Many people also misunderstand what kind of damage a storm can cause, Marlon says. They often think that wind poses the biggest threat during a hurricane, when in reality it’s water. That reveals one easy thing officials can do: explain not just that you have to leave, but why.

Other studies point to additional ways to improve storm risk communication. A 2012 review of previously published papers, for example, found that when communicators prod residents to imagine the negative feelings that come with a natural disaster, the risk feels more concrete. It also suggests involving residents in designing and testing town emergency plans, or participating in an exercise, to boost trust in local authorities.

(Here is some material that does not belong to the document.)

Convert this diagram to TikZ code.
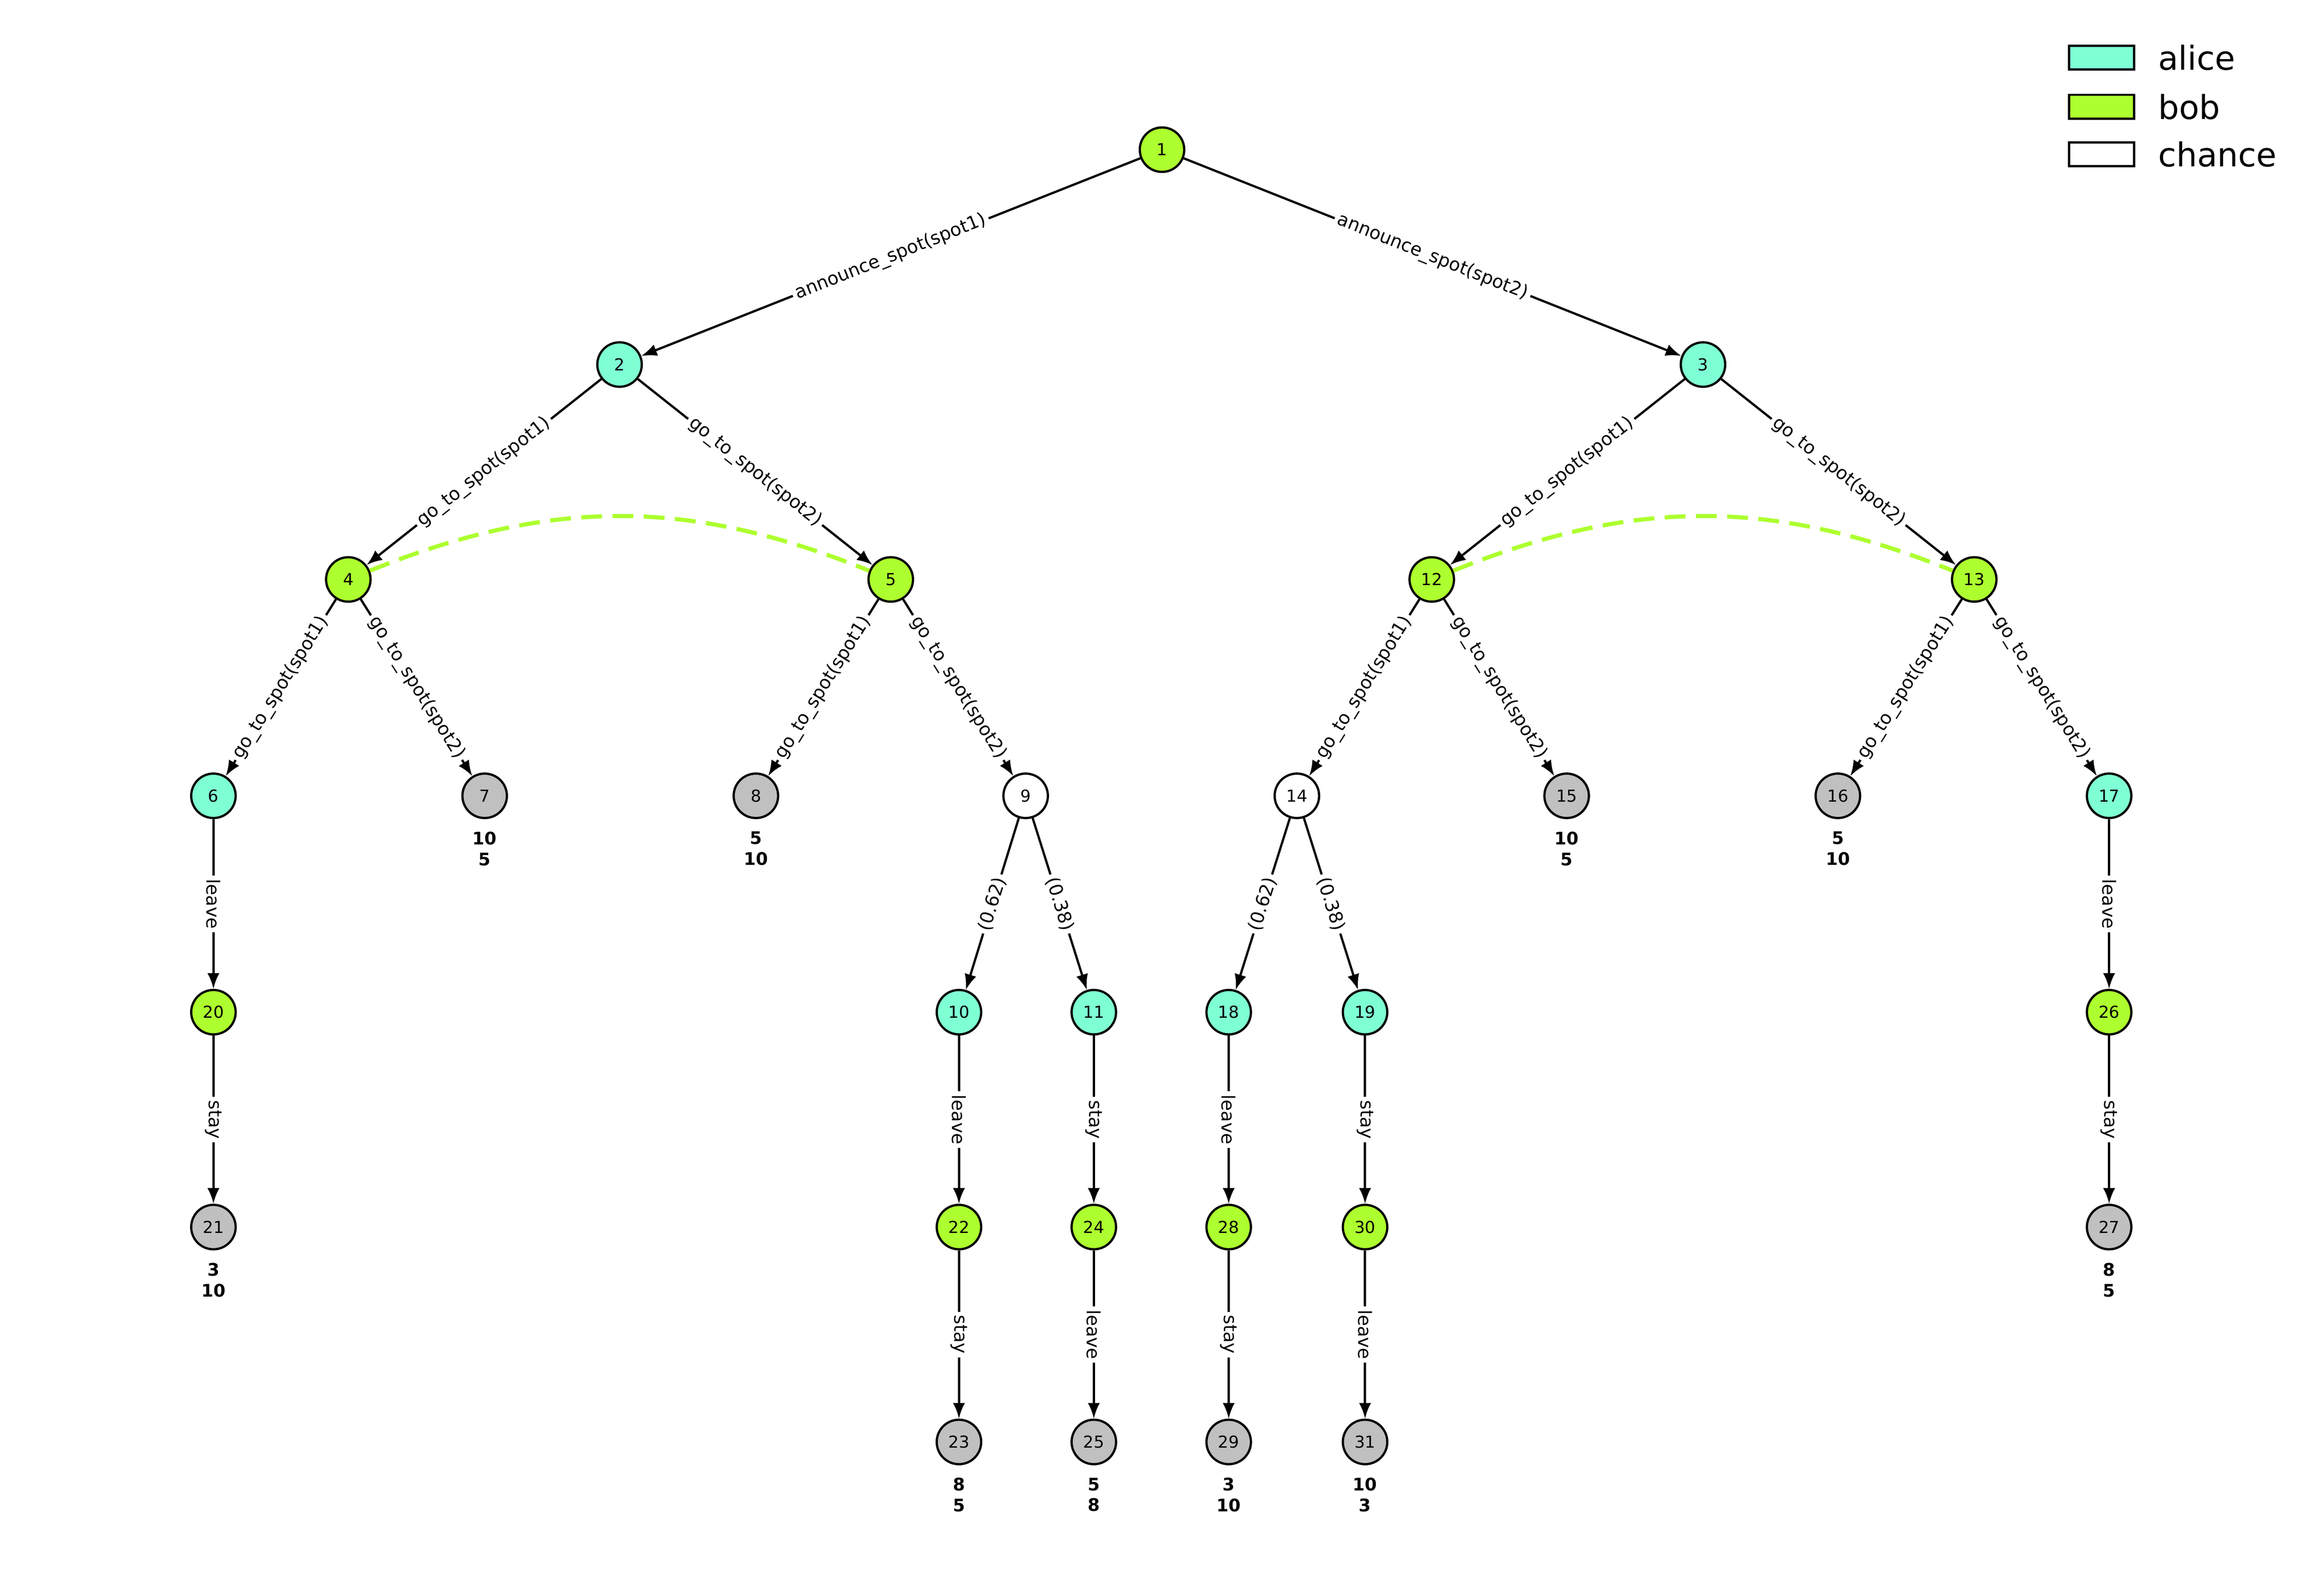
\documentclass[tikz,border=0pt]{standalone}
\usepackage{fontspec}
\setmainfont{DejaVu Sans}
\usetikzlibrary{arrows.meta,backgrounds}
\definecolor{alicec}{HTML}{7FFFD4}
\definecolor{bobc}{HTML}{ADFF2F}
\definecolor{termc}{HTML}{C0C0C0}
\tikzset{
  pnode/.style={circle,draw,line width=1.3pt,minimum size=0.9cm,inner sep=0pt,font=\fontsize{9.5}{10}\selectfont},
  alice/.style={pnode,fill=alicec},
  bob/.style={pnode,fill=bobc},
  chance/.style={pnode,fill=white},
  term/.style={pnode,fill=termc},
  edge/.style={line width=1.3pt,-{Latex[length=9pt,width=7pt]}},
  lbl/.style={sloped,fill=white,inner sep=2pt,font=\fontsize{10.5}{11}\selectfont},
  pay/.style={align=center,inner sep=0pt,yshift=-7pt,font=\bfseries\fontsize{10}{12}\selectfont},
  infoset/.style={bobc,line width=2.4pt,dash pattern=on 12pt off 6pt},
  legbox/.style={draw,line width=1.3pt,minimum width=1.32cm,minimum height=0.48cm,inner sep=0pt}
}
\begin{document}
\begin{tikzpicture}[x=0.03cm,y=-0.03cm]
\useasboundingbox (0,0) rectangle (1568,1076);

% legend
\node[legbox,fill=alicec] (la) at (1418,39) {};
\node[legbox,fill=bobc] (lb) at (1418,72) {};
\node[legbox,fill=white] (lc) at (1418,104) {};
\node[anchor=west,font=\fontsize{19}{20}\selectfont] at (1452,39) {alice};
\node[anchor=west,font=\fontsize{19}{20}\selectfont] at (1452,72) {bob};
\node[anchor=west,font=\fontsize{19}{20}\selectfont] at (1452,104) {chance};

% nodes
\node[bob] (n1) at (784,101) {1};
\node[alice] (n2) at (418,246) {2};
\node[alice] (n3) at (1149,246) {3};
\node[bob] (n4) at (235,391) {4};
\node[bob] (n5) at (601,391) {5};
\node[bob] (n12) at (966,391) {12};
\node[bob] (n13) at (1332,391) {13};
\node[alice] (n6) at (144,537) {6};
\node[term,label={[pay]below:{10\\5}}] (n7) at (327,537) {7};
\node[term,label={[pay]below:{5\\10}}] (n8) at (510,537) {8};
\node[chance] (n9) at (692,537) {9};
\node[chance] (n14) at (875,537) {14};
\node[term,label={[pay]below:{10\\5}}] (n15) at (1057,537) {15};
\node[term,label={[pay]below:{5\\10}}] (n16) at (1240,537) {16};
\node[alice] (n17) at (1423,537) {17};
\node[bob] (n20) at (144,683) {20};
\node[alice] (n10) at (647,683) {10};
\node[alice] (n11) at (738,683) {11};
\node[alice] (n18) at (829,683) {18};
\node[alice] (n19) at (921,683) {19};
\node[bob] (n26) at (1423,683) {26};
\node[term,label={[pay]below:{3\\10}}] (n21) at (144,828) {21};
\node[bob] (n22) at (647,828) {22};
\node[bob] (n24) at (738,828) {24};
\node[bob] (n28) at (829,828) {28};
\node[bob] (n30) at (921,828) {30};
\node[term,label={[pay]below:{8\\5}}] (n27) at (1423,828) {27};
\node[term,label={[pay]below:{8\\5}}] (n23) at (647,973) {23};
\node[term,label={[pay]below:{5\\8}}] (n25) at (738,973) {25};
\node[term,label={[pay]below:{3\\10}}] (n29) at (829,973) {29};
\node[term,label={[pay]below:{10\\3}}] (n31) at (921,973) {31};

% moves
\draw[edge] (n1) -- node[lbl]{announce\_spot(spot1)} (n2);
\draw[edge] (n1) -- node[lbl]{announce\_spot(spot2)} (n3);
\draw[edge] (n2) -- node[lbl]{go\_to\_spot(spot1)} (n4);
\draw[edge] (n2) -- node[lbl]{go\_to\_spot(spot2)} (n5);
\draw[edge] (n3) -- node[lbl]{go\_to\_spot(spot1)} (n12);
\draw[edge] (n3) -- node[lbl]{go\_to\_spot(spot2)} (n13);
\draw[edge] (n4) -- node[lbl]{go\_to\_spot(spot1)} (n6);
\draw[edge] (n4) -- node[lbl]{go\_to\_spot(spot2)} (n7);
\draw[edge] (n5) -- node[lbl]{go\_to\_spot(spot1)} (n8);
\draw[edge] (n5) -- node[lbl]{go\_to\_spot(spot2)} (n9);
\draw[edge] (n12) -- node[lbl]{go\_to\_spot(spot1)} (n14);
\draw[edge] (n12) -- node[lbl]{go\_to\_spot(spot2)} (n15);
\draw[edge] (n13) -- node[lbl]{go\_to\_spot(spot1)} (n16);
\draw[edge] (n13) -- node[lbl]{go\_to\_spot(spot2)} (n17);
\draw[edge] (n6) -- node[lbl]{leave} (n20);
\draw[edge] (n20) -- node[lbl]{stay} (n21);
\draw[edge] (n9) -- node[lbl]{(0.62)} (n10);
\draw[edge] (n9) -- node[lbl]{(0.38)} (n11);
\draw[edge] (n14) -- node[lbl]{(0.62)} (n18);
\draw[edge] (n14) -- node[lbl]{(0.38)} (n19);
\draw[edge] (n10) -- node[lbl]{leave} (n22);
\draw[edge] (n11) -- node[lbl]{stay} (n24);
\draw[edge] (n18) -- node[lbl]{leave} (n28);
\draw[edge] (n19) -- node[lbl]{stay} (n30);
\draw[edge] (n22) -- node[lbl]{stay} (n23);
\draw[edge] (n24) -- node[lbl]{leave} (n25);
\draw[edge] (n28) -- node[lbl]{stay} (n29);
\draw[edge] (n30) -- node[lbl]{leave} (n31);
\draw[edge] (n17) -- node[lbl]{leave} (n26);
\draw[edge] (n26) -- node[lbl]{stay} (n27);

% information sets
\draw[infoset] (n4) to[bend left=22] (n5);
\draw[infoset] (n12) to[bend left=22] (n13);
\end{tikzpicture}
\end{document}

This involvement also helps remove the false assumption that emergency responders will handle everything and that no action from average Joe is required.

In Greenwich, Connecticut, a coastal town of 61,000 that’s experiencing increased incidence of flooding from rising sea levels, planners are using data-driven computer mapping to show where extreme flooding is most likely to occur, right down to individual homes. According to a document from town planners, the hope is that they’ll help people who haven’t personally experienced a severe storm better understand their risk. Crucially, it also helps emergency responders better understand who’s really at risk, Town Hall Conservation Director Denise Savageau wrote in the report, “so as not to appear to ‘cry wolf’ with evacuating folks that do not need to be evacuated.”

In the North Atlantic, hurricane season is now on. With any luck, even the most stubborn homeowners will get out of the way when the next storm hits.